__WRITTEN TASK__: Output the records exactly as they appear, with no pictures included.

━━━ RECORDS FOR THIS TASK

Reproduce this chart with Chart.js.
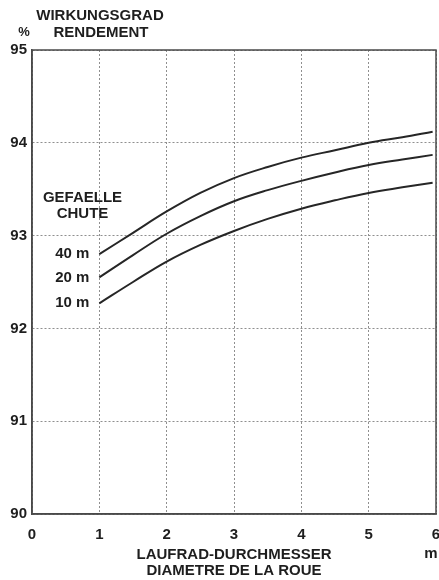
<!DOCTYPE html>
<html>
<head>
<meta charset="utf-8">
<script src="https://cdn.jsdelivr.net/npm/chart.js@4/dist/chart.umd.min.js"></script>
<style>
html,body{margin:0;padding:0;background:#fff;}
#wrap{width:439px;height:580px;position:relative;}
</style>
</head>
<body>
<div id="wrap"><canvas id="c" width="439" height="580"></canvas></div>
<script>
// Data
const diameter = [1, 1.5, 2, 2.5, 3, 3.5, 4, 4.5, 5, 5.5, 5.95];
const eff40 = [92.80, 93.03, 93.26, 93.46, 93.62, 93.74, 93.84, 93.92, 94.00, 94.06, 94.12];
const eff20 = [92.55, 92.79, 93.02, 93.21, 93.37, 93.49, 93.59, 93.68, 93.76, 93.82, 93.87];
const eff10 = [92.27, 92.50, 92.72, 92.90, 93.05, 93.18, 93.29, 93.38, 93.46, 93.52, 93.57];
const seriesNames = ['40 m', '20 m', '10 m'];
const xTicks = [0, 1, 2, 3, 4, 5, 6];
const yTicks = [90, 91, 92, 93, 94, 95];
const yTitleLines = ['WIRKUNGSGRAD', 'RENDEMENT'];
const xTitleLines = ['LAUFRAD-DURCHMESSER', 'DIAMETRE DE LA ROUE'];
const legendTitle = ['GEFAELLE', 'CHUTE'];

const FONT = '"Liberation Sans", Arial, Helvetica, sans-serif';
const INK = '#1e1e1e';

function pts(ys){ return diameter.map((x,i)=>({x:x,y:ys[i]})); }

const lineStyle = {borderColor:'#262626', borderWidth:2, pointRadius:0, tension:0.4, fill:false};

const annot = {
  id:'annot',
  afterDraw(chart){
    const ctx = chart.ctx, a = chart.chartArea;
    const xs = chart.scales.x, ys = chart.scales.y;
    ctx.save();
    // frame
    ctx.strokeStyle = '#4a4a4a';
    ctx.lineWidth = 1.5;
    ctx.setLineDash([]);
    ctx.strokeRect(a.left, a.top, a.right - a.left, a.bottom - a.top);
    ctx.fillStyle = INK;
    ctx.textBaseline = 'middle';
    // y axis title
    ctx.font = 'bold 15px ' + FONT;
    ctx.textAlign = 'center';
    ctx.fillText(yTitleLines[0], 100, 16);
    ctx.fillText(yTitleLines[1], 101, 33);
    ctx.font = 'bold 13px ' + FONT;
    ctx.fillText('%', 24, 32);
    // unit
    ctx.font = 'bold 15px ' + FONT;
    ctx.fillText('m', 431, 554);
    // legend title
    const lx = xs.getPixelForValue(0.75);
    ctx.fillText(legendTitle[0], lx, ys.getPixelForValue(93.41));
    ctx.fillText(legendTitle[1], lx, ys.getPixelForValue(93.23));
    // series labels at curve starts
    ctx.textAlign = 'right';
    chart.data.datasets.forEach((ds, i) => {
      const p = ds.data[0];
      ctx.fillText(seriesNames[i], xs.getPixelForValue(p.x) - 10, ys.getPixelForValue(p.y));
    });
    ctx.restore();
  }
};

new Chart(document.getElementById('c'), {
  type: 'line',
  data: {
    datasets: [
      Object.assign({label: seriesNames[0], data: pts(eff40)}, lineStyle),
      Object.assign({label: seriesNames[1], data: pts(eff20)}, lineStyle),
      Object.assign({label: seriesNames[2], data: pts(eff10)}, lineStyle)
    ]
  },
  options: {
    responsive: false,
    animation: false,
    layout: {padding: {left: 6, right: 3, top: 50, bottom: 0}},
    plugins: {legend: {display: false}, tooltip: {enabled: false}},
    scales: {
      x: {
        type: 'linear', min: 0, max: 6,
        afterBuildTicks: s => { s.ticks = xTicks.map(v => ({value: v})); },
        afterFit: s => { s.height = 66; s.paddingLeft = 0; s.paddingRight = 0; },
        ticks: {color: INK, padding: 12, font: {family: FONT, size: 15, weight: 'bold'}, maxRotation: 0},
        grid: {color: '#8f8f8f', lineWidth: 1, drawTicks: false},
        border: {display: true, color: '#4a4a4a', width: 1.5, dash: [2,2]},
        title: {display: true, text: xTitleLines, color: INK, font: {family: FONT, size: 15, weight: 'bold', lineHeight: '16px'}, padding: {top: 0, bottom: 1}}
      },
      y: {
        type: 'linear', min: 90, max: 95,
        afterBuildTicks: s => { s.ticks = yTicks.map(v => ({value: v})); },
        afterFit: s => { s.width = 26; s.paddingTop = 0; s.paddingBottom = 0; },
        ticks: {color: INK, padding: 5, font: {family: FONT, size: 15, weight: 'bold'}},
        grid: {color: '#8f8f8f', lineWidth: 1, drawTicks: false},
        border: {display: true, color: '#4a4a4a', width: 1.5, dash: [2,2]}
      }
    }
  },
  plugins: [annot]
});
</script>
</body>
</html>
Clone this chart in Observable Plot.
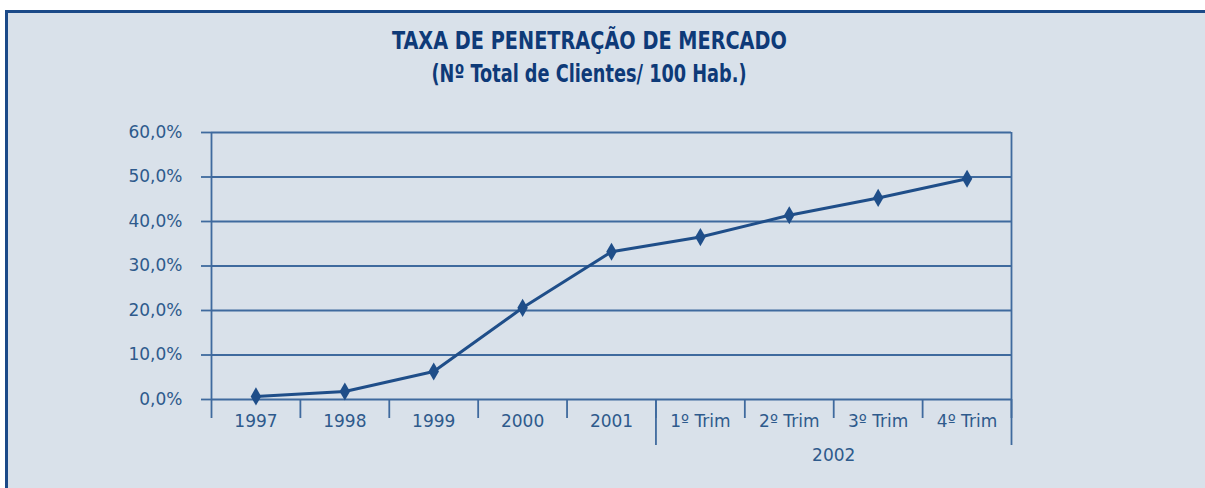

━━━━━━

__FINAL RESULT__:
Reproduce this chart with Chart.js.
<!DOCTYPE html>
<html>
<head>
<meta charset="utf-8">
<script src="https://cdn.jsdelivr.net/npm/chart.js@4/dist/chart.umd.min.js"></script>
<style>
html,body{margin:0;padding:0;background:#fff;}
#wrap{width:439px;height:580px;position:relative;}
</style>
</head>
<body>
<div id="wrap"><canvas id="c" width="439" height="580"></canvas></div>
<script>
// Data
const diameter = [1, 1.5, 2, 2.5, 3, 3.5, 4, 4.5, 5, 5.5, 5.95];
const eff40 = [92.80, 93.03, 93.26, 93.46, 93.62, 93.74, 93.84, 93.92, 94.00, 94.06, 94.12];
const eff20 = [92.55, 92.79, 93.02, 93.21, 93.37, 93.49, 93.59, 93.68, 93.76, 93.82, 93.87];
const eff10 = [92.27, 92.50, 92.72, 92.90, 93.05, 93.18, 93.29, 93.38, 93.46, 93.52, 93.57];
const seriesNames = ['40 m', '20 m', '10 m'];
const xTicks = [0, 1, 2, 3, 4, 5, 6];
const yTicks = [90, 91, 92, 93, 94, 95];
const yTitleLines = ['WIRKUNGSGRAD', 'RENDEMENT'];
const xTitleLines = ['LAUFRAD-DURCHMESSER', 'DIAMETRE DE LA ROUE'];
const legendTitle = ['GEFAELLE', 'CHUTE'];

const FONT = '"Liberation Sans", Arial, Helvetica, sans-serif';
const INK = '#1e1e1e';

function pts(ys){ return diameter.map((x,i)=>({x:x,y:ys[i]})); }

const lineStyle = {borderColor:'#262626', borderWidth:2, pointRadius:0, tension:0.4, fill:false};

const annot = {
  id:'annot',
  afterDraw(chart){
    const ctx = chart.ctx, a = chart.chartArea;
    const xs = chart.scales.x, ys = chart.scales.y;
    ctx.save();
    // frame
    ctx.strokeStyle = '#4a4a4a';
    ctx.lineWidth = 1.5;
    ctx.setLineDash([]);
    ctx.strokeRect(a.left, a.top, a.right - a.left, a.bottom - a.top);
    ctx.fillStyle = INK;
    ctx.textBaseline = 'middle';
    // y axis title
    ctx.font = 'bold 15px ' + FONT;
    ctx.textAlign = 'center';
    ctx.fillText(yTitleLines[0], 100, 16);
    ctx.fillText(yTitleLines[1], 101, 33);
    ctx.font = 'bold 13px ' + FONT;
    ctx.fillText('%', 24, 32);
    // unit
    ctx.font = 'bold 15px ' + FONT;
    ctx.fillText('m', 431, 554);
    // legend title
    const lx = xs.getPixelForValue(0.75);
    ctx.fillText(legendTitle[0], lx, ys.getPixelForValue(93.41));
    ctx.fillText(legendTitle[1], lx, ys.getPixelForValue(93.23));
    // series labels at curve starts
    ctx.textAlign = 'right';
    chart.data.datasets.forEach((ds, i) => {
      const p = ds.data[0];
      ctx.fillText(seriesNames[i], xs.getPixelForValue(p.x) - 10, ys.getPixelForValue(p.y));
    });
    ctx.restore();
  }
};

new Chart(document.getElementById('c'), {
  type: 'line',
  data: {
    datasets: [
      Object.assign({label: seriesNames[0], data: pts(eff40)}, lineStyle),
      Object.assign({label: seriesNames[1], data: pts(eff20)}, lineStyle),
      Object.assign({label: seriesNames[2], data: pts(eff10)}, lineStyle)
    ]
  },
  options: {
    responsive: false,
    animation: false,
    layout: {padding: {left: 6, right: 3, top: 50, bottom: 0}},
    plugins: {legend: {display: false}, tooltip: {enabled: false}},
    scales: {
      x: {
        type: 'linear', min: 0, max: 6,
        afterBuildTicks: s => { s.ticks = xTicks.map(v => ({value: v})); },
        afterFit: s => { s.height = 66; s.paddingLeft = 0; s.paddingRight = 0; },
        ticks: {color: INK, padding: 12, font: {family: FONT, size: 15, weight: 'bold'}, maxRotation: 0},
        grid: {color: '#8f8f8f', lineWidth: 1, drawTicks: false},
        border: {display: true, color: '#4a4a4a', width: 1.5, dash: [2,2]},
        title: {display: true, text: xTitleLines, color: INK, font: {family: FONT, size: 15, weight: 'bold', lineHeight: '16px'}, padding: {top: 0, bottom: 1}}
      },
      y: {
        type: 'linear', min: 90, max: 95,
        afterBuildTicks: s => { s.ticks = yTicks.map(v => ({value: v})); },
        afterFit: s => { s.width = 26; s.paddingTop = 0; s.paddingBottom = 0; },
        ticks: {color: INK, padding: 5, font: {family: FONT, size: 15, weight: 'bold'}},
        grid: {color: '#8f8f8f', lineWidth: 1, drawTicks: false},
        border: {display: true, color: '#4a4a4a', width: 1.5, dash: [2,2]}
      }
    }
  },
  plugins: [annot]
});
</script>
</body>
</html>
Clone this chart in Observable Plot.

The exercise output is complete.